The return on assets (ROA) experienced a marginal decrease of 1 basis point QoQ, settling at 1.22%. Furthermore, the debt-to-equity ratio improved, declining to 0.64 from 0.66 in the fourth quarter of FY23.
In terms of the balance sheet, SBI observed a credit growth of 13.90% YoY, with domestic advances experiencing a growth of 15.08% YoY. Notably, auto loans surpassed the Rs 1 lakh crore mark, while agricultural and corporate loans demonstrated year-on-year growth of 14.84% and 12.38%, respectively.
The driving force behind the growth in domestic advances was SME Advances, which achieved a notable growth of 18.27% YoY, followed by Retail Personal Advances with a substantial increase of 16.46% YoY.
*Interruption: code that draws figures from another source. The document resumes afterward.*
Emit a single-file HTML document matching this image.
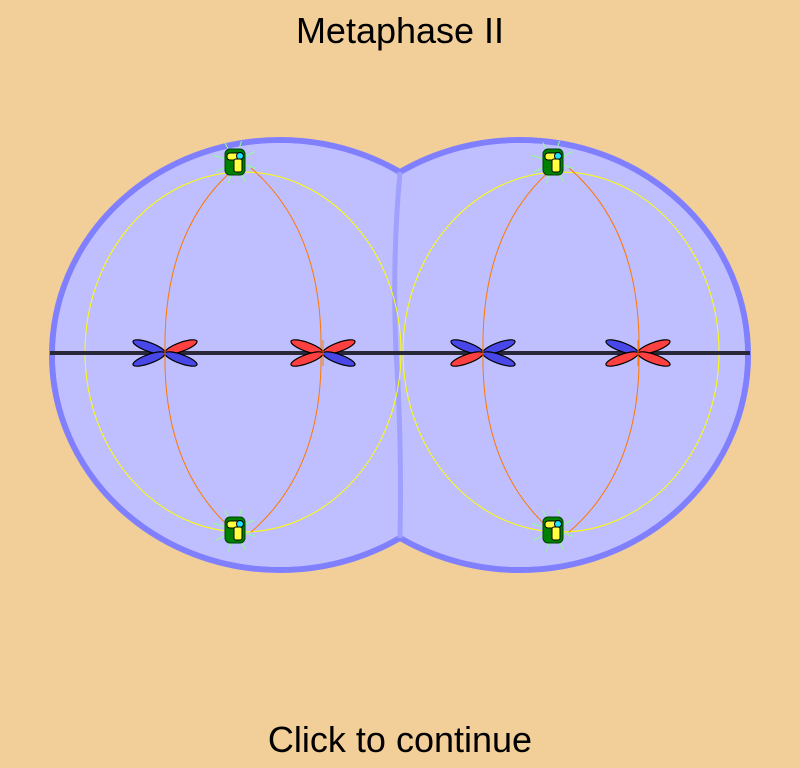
<!DOCTYPE html>
<html><head><meta charset="utf-8"><style>
html,body{margin:0;padding:0;background:#F2CE98;}
svg{display:block}
text{font-family:"Liberation Sans",sans-serif;}
</style></head><body>
<svg width="800" height="768" viewBox="0 0 800 768">
<rect width="800" height="768" fill="#F2CE98"/>
<text x="400" y="43" font-size="36" text-anchor="middle" fill="#000">Metaphase II</text>
<g>
<ellipse cx="280" cy="355" rx="228" ry="215" fill="#BFBFFF" stroke="#8080FF" stroke-width="6"/>
<ellipse cx="520" cy="355" rx="228" ry="215" fill="#BFBFFF" stroke="#8080FF" stroke-width="6"/>
<ellipse cx="280" cy="355" rx="225" ry="212" fill="#BFBFFF"/>
<ellipse cx="520" cy="355" rx="225" ry="212" fill="#BFBFFF"/>
<path d="M400,172 Q392,260 396,352 Q402,440 400,538" stroke="#A0A0FF" stroke-width="5" fill="none"/>
</g>
<g id="spindles"></g>
<line x1="50" y1="353" x2="750" y2="353" stroke="#282838" stroke-width="4"/>
<g id="chroms"></g>
<g id="cents"></g>
<text x="400" y="752" font-size="36" text-anchor="middle" fill="#000">Click to continue</text>
</svg>
<script>
const NS="http://www.w3.org/2000/svg";
const cellCenters=[243,561];
const chromX=[165,323,483,638];
const chromColors=[["b","r","b","b"],["r","r","r","b"],["b","b","r","b"],["b","r","r","r"]];
function mk(t,a,p){const e=document.createElementNS(NS,t);for(const k in a)e.setAttribute(k,a[k]);p.appendChild(e);return e;}
const sp=document.getElementById('spindles');
cellCenters.forEach(cx=>{
 const y=mk('ellipse',{cx:cx,cy:352,rx:158,ry:180,fill:'none',stroke:'#FFFF00','stroke-width':1},sp);
 
 
 const o=mk('path',{d:`M${cx-8},168 Q${cx-80},230 ${cx-78},352 Q${cx-80},470 ${cx-8},532 M${cx+8},168 Q${cx+80},230 ${cx+78},352 Q${cx+80},470 ${cx+8},532`,fill:'none',stroke:'#FF7700','stroke-width':1},sp);
 
 
});
const ch=document.getElementById('chroms');
const arms=[[-1,-1],[1,-1],[-1,1],[1,1]];
chromX.forEach((x,i)=>{
 const g=mk('g',{},ch);
 
 
 arms.forEach((a,j)=>{
  const col=chromColors[i][j]=='r'?'#FF4040':'#4848E8';
  const ang=(a[0]*a[1]>0?20:-20);
  const ex=x+a[0]*16, ey=353+a[1]*6;
  const e=mk('ellipse',{cx:ex,cy:ey,rx:17,ry:4.5,fill:col,stroke:'#000','stroke-width':1.2,transform:`rotate(${ang} ${ex} ${ey})`},g);
  
  
 });
 mk('line',{x1:x,y1:340,x2:x,y2:366,stroke:'#FF7700','stroke-width':1},g);
});
const ce=document.getElementById('cents');
cellCenters.forEach(c=>{[162,530].forEach(cy=>{
 const cx=c-5;
 const g=mk('g',{},ce);
 
 
 for(let k=0;k<8;k++){const t=k*Math.PI/4+0.3;mk('line',{x1:cx-3,y1:cy,x2:cx-3+Math.cos(t)*22,y2:cy+Math.sin(t)*22,stroke:'#90FF90','stroke-width':1},g);}
 mk('rect',{x:cx-13,y:cy-13,width:20,height:26,rx:5,fill:'#008000',stroke:'#004000','stroke-width':1},g);
 mk('rect',{x:cx-11,y:cy-9,width:13,height:7,rx:3,fill:'#FFFF40',stroke:'#000','stroke-width':1},g);
 mk('circle',{cx:cx+2,cy:cy-6,r:3.5,fill:'#20E0FF',stroke:'#000','stroke-width':1},g);
 mk('rect',{x:cx-4,y:cy-3,width:8,height:13,rx:2,fill:'#FFFF40',stroke:'#000','stroke-width':1},g);
});});
</script>
</body></html>
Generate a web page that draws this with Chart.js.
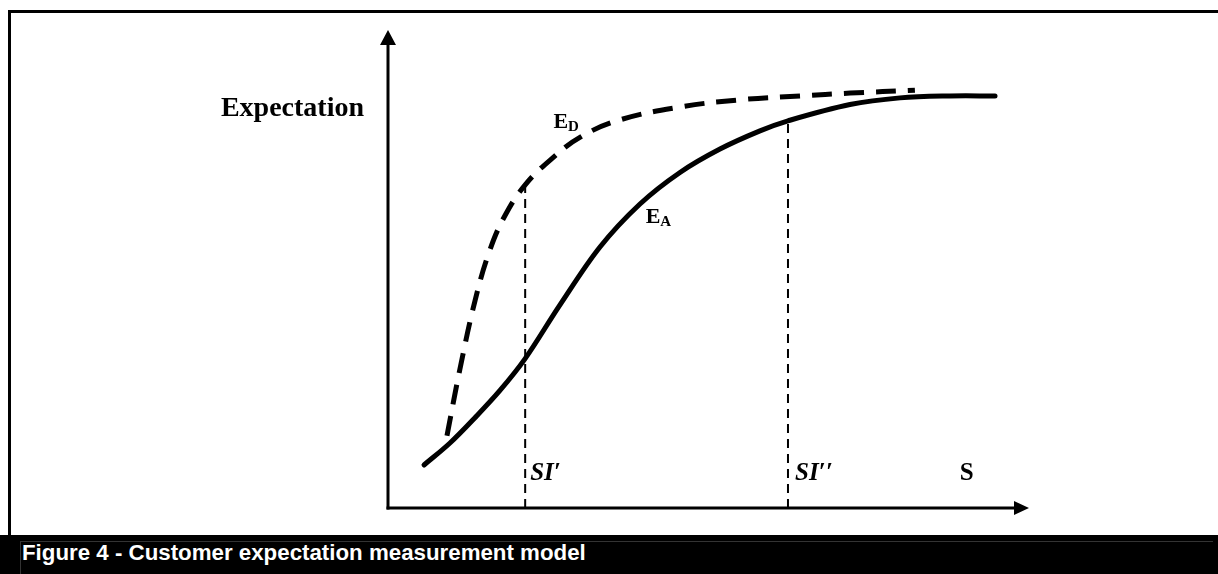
<!DOCTYPE html>
<html>
<head>
<meta charset="utf-8">
<script src="https://cdn.jsdelivr.net/npm/chart.js@4.4.1/dist/chart.umd.min.js"></script>
<style>
  html, body { margin: 0; padding: 0; background: #fff; }
  body { width: 1218px; height: 574px; position: relative; overflow: hidden; }
  #frame { position: absolute; left: 8px; top: 10px; width: 1220px; height: 530px;
           border-left: 3px solid #000; border-top: 3px solid #000; box-sizing: border-box; }
  #wrap { position: absolute; left: 0; top: 0; width: 1218px; height: 574px; }
  #caption { position: absolute; left: 0; top: 535px; width: 1218px; height: 39px; background: #000; }
  #captionInner { position: absolute; left: 20px; top: 6px; width: 1193px; height: 40px;
                  border-left: 1px solid #333; border-top: 1px solid #333; box-sizing: border-box; }
  #captionText { position: absolute; left: 22px; top: 5px; color: #fff;
                 font: bold 22.3px "Liberation Sans", Arial, sans-serif; white-space: nowrap; }
</style>
</head>
<body>
<div id="frame"></div>
<div id="wrap"><canvas id="c" width="1218" height="574"></canvas></div>
<div id="caption"><div id="captionInner"></div><div id="captionText">Figure 4 - Customer expectation measurement model</div></div>
<script>
// Actual expectation E_A (solid)
const eaX = [5.62, 9.67, 13.57, 17.47, 21.37, 26.83, 33.07, 39.31, 45.55, 51.79, 58.03, 62.40, 72.07, 79.88, 87.68, 94.70];
const eaY = [9.0, 13.6, 18.9, 24.6, 31.2, 42.5, 54.6, 63.6, 70.2, 75.1, 78.9, 81.0, 84.4, 85.8, 86.2, 86.2];
// Desired expectation E_D (dashed)
const edX = [9.2, 11.2, 13.6, 15.9, 18.3, 21.4, 25.3, 30.0, 36.2, 45.6, 54.9, 64.3, 72.1, 82.2];
const edY = [15.1, 28.9, 43.5, 54.0, 61.3, 67.6, 72.8, 77.6, 81.2, 83.9, 85.4, 86.2, 86.8, 87.4];
// Marker lines SI' and SI''
const markerNames = ["SI\u2032", "SI\u2032\u2032"];
const markerX = [21.4, 62.4];
const markerTop = [67.6, 81.0];
// Text labels
const yAxisTitle = "Expectation";
const xAxisTitle = "S";

const pts = (xs, ys) => xs.map((x, i) => ({ x: x, y: ys[i] }));

const datasets = [
  { label: "E_A", data: pts(eaX, eaY), borderColor: "#000", borderWidth: 5, pointRadius: 0,
    tension: 0.35, fill: false, borderCapStyle: "round" },
  { label: "E_D", data: pts(edX, edY), borderColor: "#000", borderWidth: 5, pointRadius: 0,
    tension: 0.4, borderDash: [20, 12], fill: false }
];
markerX.forEach((mx, i) => {
  datasets.push({ label: markerNames[i], data: [{ x: mx, y: 0 }, { x: mx, y: markerTop[i] }],
    borderColor: "#000", borderWidth: 2, borderDash: [9, 6], pointRadius: 0, fill: false });
});

const labelPos = { ED: [25.8, 79.5], EA: [40.2, 59.6] };

const decor = {
  id: "decor",
  afterDraw(chart) {
    const ctx = chart.ctx;
    const xs = chart.scales.x, ys = chart.scales.y;
    const x0 = xs.getPixelForValue(0), y0 = ys.getPixelForValue(0);
    const xEnd = xs.getPixelForValue(100), yEnd = ys.getPixelForValue(100);
    ctx.save();
    ctx.strokeStyle = "#000"; ctx.fillStyle = "#000"; ctx.lineWidth = 3;
    ctx.beginPath(); ctx.moveTo(x0, y0 + 1.5); ctx.lineTo(x0, yEnd + 12); ctx.stroke();
    ctx.beginPath(); ctx.moveTo(x0 - 1.5, y0); ctx.lineTo(xEnd - 12, y0); ctx.stroke();
    // arrowheads
    ctx.beginPath(); ctx.moveTo(x0, yEnd); ctx.lineTo(x0 - 8, yEnd + 15); ctx.lineTo(x0 + 8, yEnd + 15); ctx.closePath(); ctx.fill();
    ctx.beginPath(); ctx.moveTo(xEnd, y0); ctx.lineTo(xEnd - 15, y0 - 7); ctx.lineTo(xEnd - 15, y0 + 7); ctx.closePath(); ctx.fill();
    // texts
    ctx.textBaseline = "alphabetic";
    ctx.font = 'bold 28px "Liberation Serif", "Times New Roman", serif';
    ctx.textAlign = "right";
    ctx.fillText(yAxisTitle, x0 - 24, ys.getPixelForValue(82.0));
    ctx.textAlign = "left";
    ctx.font = 'bold 25px "Liberation Serif", "Times New Roman", serif';
    ctx.fillText(xAxisTitle, xs.getPixelForValue(89.2), ys.getPixelForValue(5.8));
    ctx.font = 'bold italic 25px "Liberation Serif", "Times New Roman", serif';
    ctx.fillText(markerNames[0], xs.getPixelForValue(21.4) + 5, ys.getPixelForValue(5.8));
    ctx.fillText(markerNames[1], xs.getPixelForValue(62.4) + 7, ys.getPixelForValue(5.8));
    // E_D and E_A
    const sub = (main, s, px, py) => {
      ctx.font = 'bold 22px "Liberation Serif", "Times New Roman", serif';
      ctx.fillText(main, px, py);
      const w = ctx.measureText(main).width;
      ctx.font = 'bold 15px "Liberation Serif", "Times New Roman", serif';
      ctx.fillText(s, px + w, py + 3);
    };
    sub("E", "D", xs.getPixelForValue(labelPos.ED[0]), ys.getPixelForValue(labelPos.ED[1]));
    sub("E", "A", xs.getPixelForValue(labelPos.EA[0]), ys.getPixelForValue(labelPos.EA[1]));
    ctx.restore();
  }
};

new Chart(document.getElementById("c"), {
  type: "scatter",
  data: { datasets: datasets },
  options: {
    responsive: false, animation: false, showLine: true,
    layout: { padding: { left: 388, top: 30, right: 189, bottom: 66 } },
    plugins: { legend: { display: false }, tooltip: { enabled: false } },
    scales: {
      x: { type: "linear", min: 0, max: 100, display: false },
      y: { type: "linear", min: 0, max: 100, display: false }
    },
    clip: false
  },
  plugins: [decor]
});
</script>
</body>
</html>
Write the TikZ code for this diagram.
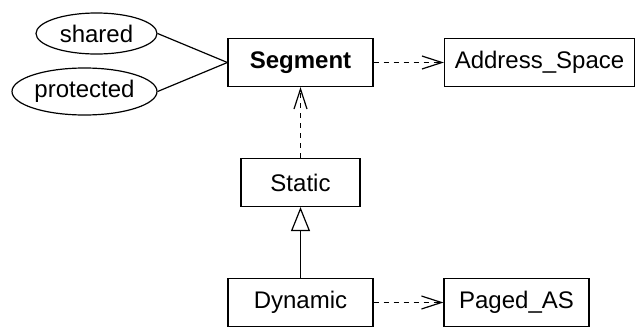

The Provision Coverage Ratio (PCR) experienced a slight decline of 23 basis points (bps) YoY, reaching 74.82%, while the slippage ratio exhibited improvement, decreasing by 44 bps YoY to 0.94%.
The Credit Cost for Q1FY24 displayed an improvement of 29 bps YoY, reaching 0.32%. The Capital Adequacy Ratio (CAR) by the end of Q1FY24 saw a significant increase of 113 bps YoY, standing at 14.56%.
Despite facing a challenging quarter, SBI highlighted that its gross advances demonstrated resilience, and the 15 bps YoY reduction in gross non-performing assets (NPAs) indicated a continuous enhancement in asset quality.